Somewhere down the line you get time to change once the world is turning a little slower and you find time to think. Good thing I can sometimes walk on and not think too much, I had plenty of years to do so. When does life stop to have turning points? At what age are things leveling out? Something’s might never change I am afraid and I think when I get old and wrinkly I might write some wise words about it. (Or not)
Will I have the wise words or solid advice when someone asks me for it, sometimes age is a guarantee for wise words or comments, or just the listening ear? Where I am today should be a point along that line, but more frequently I want to joke about life and the things I am noticing. Sometimes life, the world or other people are more serious or of the beaten track than I would care to handle. But part of growing up is to teach or help others, like the younger ones joining the force, nephews and nieces needing advice the rest can’t give them. The uncle that listens and id just not one of your parents. True, I must admit I’m getting better at it, but when it is about my own life I am the worst one too listen.
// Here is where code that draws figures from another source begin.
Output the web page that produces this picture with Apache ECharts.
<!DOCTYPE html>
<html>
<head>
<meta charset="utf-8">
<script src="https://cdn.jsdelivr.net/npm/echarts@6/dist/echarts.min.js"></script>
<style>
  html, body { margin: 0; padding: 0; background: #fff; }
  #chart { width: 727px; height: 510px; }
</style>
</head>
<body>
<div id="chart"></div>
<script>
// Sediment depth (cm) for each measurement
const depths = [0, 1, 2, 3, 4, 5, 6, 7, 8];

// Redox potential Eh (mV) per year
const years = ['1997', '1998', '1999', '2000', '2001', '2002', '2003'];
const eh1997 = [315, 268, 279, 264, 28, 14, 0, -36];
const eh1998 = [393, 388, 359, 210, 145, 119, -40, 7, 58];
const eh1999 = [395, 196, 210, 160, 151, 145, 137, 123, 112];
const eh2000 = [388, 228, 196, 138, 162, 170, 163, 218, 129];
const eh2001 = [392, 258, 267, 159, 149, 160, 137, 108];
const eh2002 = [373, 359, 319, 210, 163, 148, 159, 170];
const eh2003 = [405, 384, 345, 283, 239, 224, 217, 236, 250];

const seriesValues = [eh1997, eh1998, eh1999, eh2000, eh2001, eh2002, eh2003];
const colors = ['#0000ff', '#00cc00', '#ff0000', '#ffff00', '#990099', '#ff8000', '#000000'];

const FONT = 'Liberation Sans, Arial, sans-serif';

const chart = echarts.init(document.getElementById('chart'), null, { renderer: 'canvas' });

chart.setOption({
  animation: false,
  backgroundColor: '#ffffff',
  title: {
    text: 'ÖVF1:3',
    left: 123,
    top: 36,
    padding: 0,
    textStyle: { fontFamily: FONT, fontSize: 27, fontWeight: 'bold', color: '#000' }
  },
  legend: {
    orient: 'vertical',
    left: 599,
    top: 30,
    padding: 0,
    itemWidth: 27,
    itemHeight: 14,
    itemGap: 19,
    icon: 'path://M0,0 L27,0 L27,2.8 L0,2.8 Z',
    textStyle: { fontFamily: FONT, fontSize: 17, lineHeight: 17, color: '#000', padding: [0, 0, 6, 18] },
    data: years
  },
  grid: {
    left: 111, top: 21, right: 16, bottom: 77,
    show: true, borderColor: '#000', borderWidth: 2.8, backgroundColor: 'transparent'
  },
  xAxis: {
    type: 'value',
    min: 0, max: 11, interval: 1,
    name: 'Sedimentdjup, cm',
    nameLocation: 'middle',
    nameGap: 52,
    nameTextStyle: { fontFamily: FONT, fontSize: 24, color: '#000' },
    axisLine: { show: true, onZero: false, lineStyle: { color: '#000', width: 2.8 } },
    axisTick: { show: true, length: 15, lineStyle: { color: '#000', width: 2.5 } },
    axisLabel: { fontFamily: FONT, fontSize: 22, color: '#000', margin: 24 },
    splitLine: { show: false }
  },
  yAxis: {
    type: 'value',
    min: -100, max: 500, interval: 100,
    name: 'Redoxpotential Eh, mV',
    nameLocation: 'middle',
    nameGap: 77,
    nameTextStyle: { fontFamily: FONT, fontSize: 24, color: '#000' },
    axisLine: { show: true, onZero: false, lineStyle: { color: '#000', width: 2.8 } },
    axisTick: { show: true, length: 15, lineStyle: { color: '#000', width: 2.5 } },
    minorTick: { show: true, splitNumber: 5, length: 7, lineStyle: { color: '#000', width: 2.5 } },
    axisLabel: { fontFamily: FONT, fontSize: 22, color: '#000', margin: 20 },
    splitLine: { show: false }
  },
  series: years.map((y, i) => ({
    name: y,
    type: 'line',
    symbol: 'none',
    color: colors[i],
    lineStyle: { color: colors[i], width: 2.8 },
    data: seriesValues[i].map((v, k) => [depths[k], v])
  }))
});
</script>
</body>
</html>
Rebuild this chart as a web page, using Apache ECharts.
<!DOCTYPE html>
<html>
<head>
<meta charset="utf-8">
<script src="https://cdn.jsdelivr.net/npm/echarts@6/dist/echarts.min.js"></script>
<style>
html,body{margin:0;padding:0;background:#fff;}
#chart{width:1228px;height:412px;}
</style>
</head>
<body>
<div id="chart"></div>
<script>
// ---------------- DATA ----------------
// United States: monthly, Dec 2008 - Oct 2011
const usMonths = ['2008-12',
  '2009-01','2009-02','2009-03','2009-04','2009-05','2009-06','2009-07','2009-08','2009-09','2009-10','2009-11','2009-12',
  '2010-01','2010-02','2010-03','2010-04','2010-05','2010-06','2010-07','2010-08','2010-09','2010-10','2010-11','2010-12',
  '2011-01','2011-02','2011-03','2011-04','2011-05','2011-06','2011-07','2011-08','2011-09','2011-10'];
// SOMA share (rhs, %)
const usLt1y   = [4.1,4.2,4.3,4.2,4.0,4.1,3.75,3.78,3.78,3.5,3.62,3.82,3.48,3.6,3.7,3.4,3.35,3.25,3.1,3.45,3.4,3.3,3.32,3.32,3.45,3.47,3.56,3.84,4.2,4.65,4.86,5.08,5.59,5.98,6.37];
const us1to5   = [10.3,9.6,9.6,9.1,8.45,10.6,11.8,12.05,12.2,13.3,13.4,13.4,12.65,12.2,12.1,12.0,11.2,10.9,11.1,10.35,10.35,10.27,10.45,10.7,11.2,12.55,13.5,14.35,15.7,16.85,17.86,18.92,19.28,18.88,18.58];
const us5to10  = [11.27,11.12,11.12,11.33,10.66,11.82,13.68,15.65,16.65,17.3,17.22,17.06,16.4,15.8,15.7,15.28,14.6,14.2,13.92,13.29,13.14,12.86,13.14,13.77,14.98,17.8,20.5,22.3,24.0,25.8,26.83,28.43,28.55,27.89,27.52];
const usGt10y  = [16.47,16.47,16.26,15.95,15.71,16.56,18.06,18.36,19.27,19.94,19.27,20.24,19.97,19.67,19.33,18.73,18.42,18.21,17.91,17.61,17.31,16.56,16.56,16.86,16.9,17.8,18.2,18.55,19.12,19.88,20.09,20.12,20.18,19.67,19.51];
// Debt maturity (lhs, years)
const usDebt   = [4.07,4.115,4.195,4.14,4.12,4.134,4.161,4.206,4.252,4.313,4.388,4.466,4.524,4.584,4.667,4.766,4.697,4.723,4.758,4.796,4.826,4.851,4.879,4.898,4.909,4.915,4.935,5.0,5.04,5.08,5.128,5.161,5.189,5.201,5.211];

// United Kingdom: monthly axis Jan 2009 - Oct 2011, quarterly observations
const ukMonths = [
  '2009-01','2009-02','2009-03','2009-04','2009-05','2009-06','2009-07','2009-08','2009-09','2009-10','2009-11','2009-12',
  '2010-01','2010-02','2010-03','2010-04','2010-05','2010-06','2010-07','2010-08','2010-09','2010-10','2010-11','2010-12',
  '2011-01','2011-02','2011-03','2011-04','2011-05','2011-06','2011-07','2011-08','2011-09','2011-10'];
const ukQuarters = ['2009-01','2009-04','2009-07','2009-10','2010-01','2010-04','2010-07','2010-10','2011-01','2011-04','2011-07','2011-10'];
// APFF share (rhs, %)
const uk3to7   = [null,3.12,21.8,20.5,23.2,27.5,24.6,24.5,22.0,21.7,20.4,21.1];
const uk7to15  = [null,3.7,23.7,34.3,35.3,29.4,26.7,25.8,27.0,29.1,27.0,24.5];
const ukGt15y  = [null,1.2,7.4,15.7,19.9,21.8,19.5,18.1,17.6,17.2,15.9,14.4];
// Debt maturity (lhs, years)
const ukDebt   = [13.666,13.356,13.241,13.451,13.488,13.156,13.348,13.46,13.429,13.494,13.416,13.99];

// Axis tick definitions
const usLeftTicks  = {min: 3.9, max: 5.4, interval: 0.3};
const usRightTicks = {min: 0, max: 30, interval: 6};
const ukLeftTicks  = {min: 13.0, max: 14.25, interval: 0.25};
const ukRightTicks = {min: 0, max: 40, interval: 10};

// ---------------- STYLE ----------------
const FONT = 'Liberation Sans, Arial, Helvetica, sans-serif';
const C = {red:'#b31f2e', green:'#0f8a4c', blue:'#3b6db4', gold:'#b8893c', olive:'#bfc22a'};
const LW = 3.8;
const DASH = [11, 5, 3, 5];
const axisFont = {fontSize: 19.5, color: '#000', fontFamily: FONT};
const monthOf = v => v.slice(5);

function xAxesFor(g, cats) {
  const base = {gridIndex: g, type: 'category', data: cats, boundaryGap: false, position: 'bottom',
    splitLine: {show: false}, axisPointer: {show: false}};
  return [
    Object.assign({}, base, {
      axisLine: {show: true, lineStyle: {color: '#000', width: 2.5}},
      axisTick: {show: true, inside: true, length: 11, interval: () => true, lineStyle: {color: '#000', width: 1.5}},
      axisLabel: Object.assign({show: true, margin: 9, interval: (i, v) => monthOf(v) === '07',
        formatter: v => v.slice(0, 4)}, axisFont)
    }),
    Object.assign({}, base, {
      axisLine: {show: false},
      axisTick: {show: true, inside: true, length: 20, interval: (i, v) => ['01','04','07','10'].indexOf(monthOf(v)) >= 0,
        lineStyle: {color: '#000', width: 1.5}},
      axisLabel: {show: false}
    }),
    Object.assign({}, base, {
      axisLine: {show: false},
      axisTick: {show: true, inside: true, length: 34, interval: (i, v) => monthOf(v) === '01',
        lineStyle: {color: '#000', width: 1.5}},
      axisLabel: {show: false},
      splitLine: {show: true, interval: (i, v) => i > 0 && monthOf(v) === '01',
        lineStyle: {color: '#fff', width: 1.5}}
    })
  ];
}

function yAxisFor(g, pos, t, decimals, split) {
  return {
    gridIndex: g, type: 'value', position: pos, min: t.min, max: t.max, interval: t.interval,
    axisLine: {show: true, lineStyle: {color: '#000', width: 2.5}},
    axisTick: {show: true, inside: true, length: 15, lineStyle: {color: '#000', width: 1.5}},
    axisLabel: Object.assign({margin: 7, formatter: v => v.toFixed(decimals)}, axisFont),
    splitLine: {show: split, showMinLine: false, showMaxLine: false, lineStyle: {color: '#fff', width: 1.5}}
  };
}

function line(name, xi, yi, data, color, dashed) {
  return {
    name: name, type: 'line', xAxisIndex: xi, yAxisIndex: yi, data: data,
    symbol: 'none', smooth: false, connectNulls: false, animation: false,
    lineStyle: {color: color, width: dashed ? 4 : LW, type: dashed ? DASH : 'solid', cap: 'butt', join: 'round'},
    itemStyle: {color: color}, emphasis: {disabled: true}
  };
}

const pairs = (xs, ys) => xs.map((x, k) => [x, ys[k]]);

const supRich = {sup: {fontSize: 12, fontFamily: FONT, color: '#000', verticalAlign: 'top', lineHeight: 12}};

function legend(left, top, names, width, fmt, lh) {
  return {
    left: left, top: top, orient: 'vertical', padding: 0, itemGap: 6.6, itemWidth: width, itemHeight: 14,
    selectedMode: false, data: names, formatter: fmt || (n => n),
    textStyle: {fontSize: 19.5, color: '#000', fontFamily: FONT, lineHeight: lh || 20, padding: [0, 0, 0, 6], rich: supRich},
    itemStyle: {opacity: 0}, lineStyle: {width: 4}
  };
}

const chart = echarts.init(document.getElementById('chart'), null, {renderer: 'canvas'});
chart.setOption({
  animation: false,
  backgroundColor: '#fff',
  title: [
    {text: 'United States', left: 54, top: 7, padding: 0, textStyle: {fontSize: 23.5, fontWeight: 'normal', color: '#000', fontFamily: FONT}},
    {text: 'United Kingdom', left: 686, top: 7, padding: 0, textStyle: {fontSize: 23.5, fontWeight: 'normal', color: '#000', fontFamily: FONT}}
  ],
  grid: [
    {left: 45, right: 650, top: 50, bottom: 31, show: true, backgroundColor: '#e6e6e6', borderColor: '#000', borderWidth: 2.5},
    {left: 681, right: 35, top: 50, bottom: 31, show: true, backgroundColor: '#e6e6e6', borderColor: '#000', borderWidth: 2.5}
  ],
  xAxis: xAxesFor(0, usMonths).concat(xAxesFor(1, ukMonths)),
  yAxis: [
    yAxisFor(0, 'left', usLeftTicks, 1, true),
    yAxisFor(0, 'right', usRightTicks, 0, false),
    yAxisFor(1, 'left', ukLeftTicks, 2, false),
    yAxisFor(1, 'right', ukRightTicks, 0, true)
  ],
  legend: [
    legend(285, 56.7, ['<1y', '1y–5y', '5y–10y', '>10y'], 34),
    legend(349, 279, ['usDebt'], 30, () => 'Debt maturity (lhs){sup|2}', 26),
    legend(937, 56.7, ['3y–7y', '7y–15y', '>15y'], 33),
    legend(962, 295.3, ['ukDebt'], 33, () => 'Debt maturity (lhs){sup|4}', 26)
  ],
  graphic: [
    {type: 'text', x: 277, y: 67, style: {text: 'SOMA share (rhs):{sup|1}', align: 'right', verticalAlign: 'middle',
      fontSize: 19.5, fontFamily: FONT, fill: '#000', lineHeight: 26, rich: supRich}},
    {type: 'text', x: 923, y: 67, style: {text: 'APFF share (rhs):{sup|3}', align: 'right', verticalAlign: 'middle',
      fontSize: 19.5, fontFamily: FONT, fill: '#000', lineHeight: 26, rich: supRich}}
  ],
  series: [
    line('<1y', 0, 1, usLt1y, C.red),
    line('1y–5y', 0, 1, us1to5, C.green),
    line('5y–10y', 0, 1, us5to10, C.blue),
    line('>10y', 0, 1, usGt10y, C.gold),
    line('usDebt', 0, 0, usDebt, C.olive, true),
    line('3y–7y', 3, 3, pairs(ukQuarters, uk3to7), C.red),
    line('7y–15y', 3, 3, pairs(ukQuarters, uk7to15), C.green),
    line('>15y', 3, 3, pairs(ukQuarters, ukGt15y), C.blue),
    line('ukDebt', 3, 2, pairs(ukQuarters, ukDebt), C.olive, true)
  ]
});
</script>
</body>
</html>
As things are settling in and I get the feeling of belonging here and in this place I might find my inner voice and start to listen, or maybe get a clearer picture of what my life should be like. We create our world, and sometimes we let someone in to lend us a hand. But as in reality sometimes that hand goes away and you find your self with a walking stick, to lean on and feel safe. At least it doesn’t expect you to make breakfast in the morning.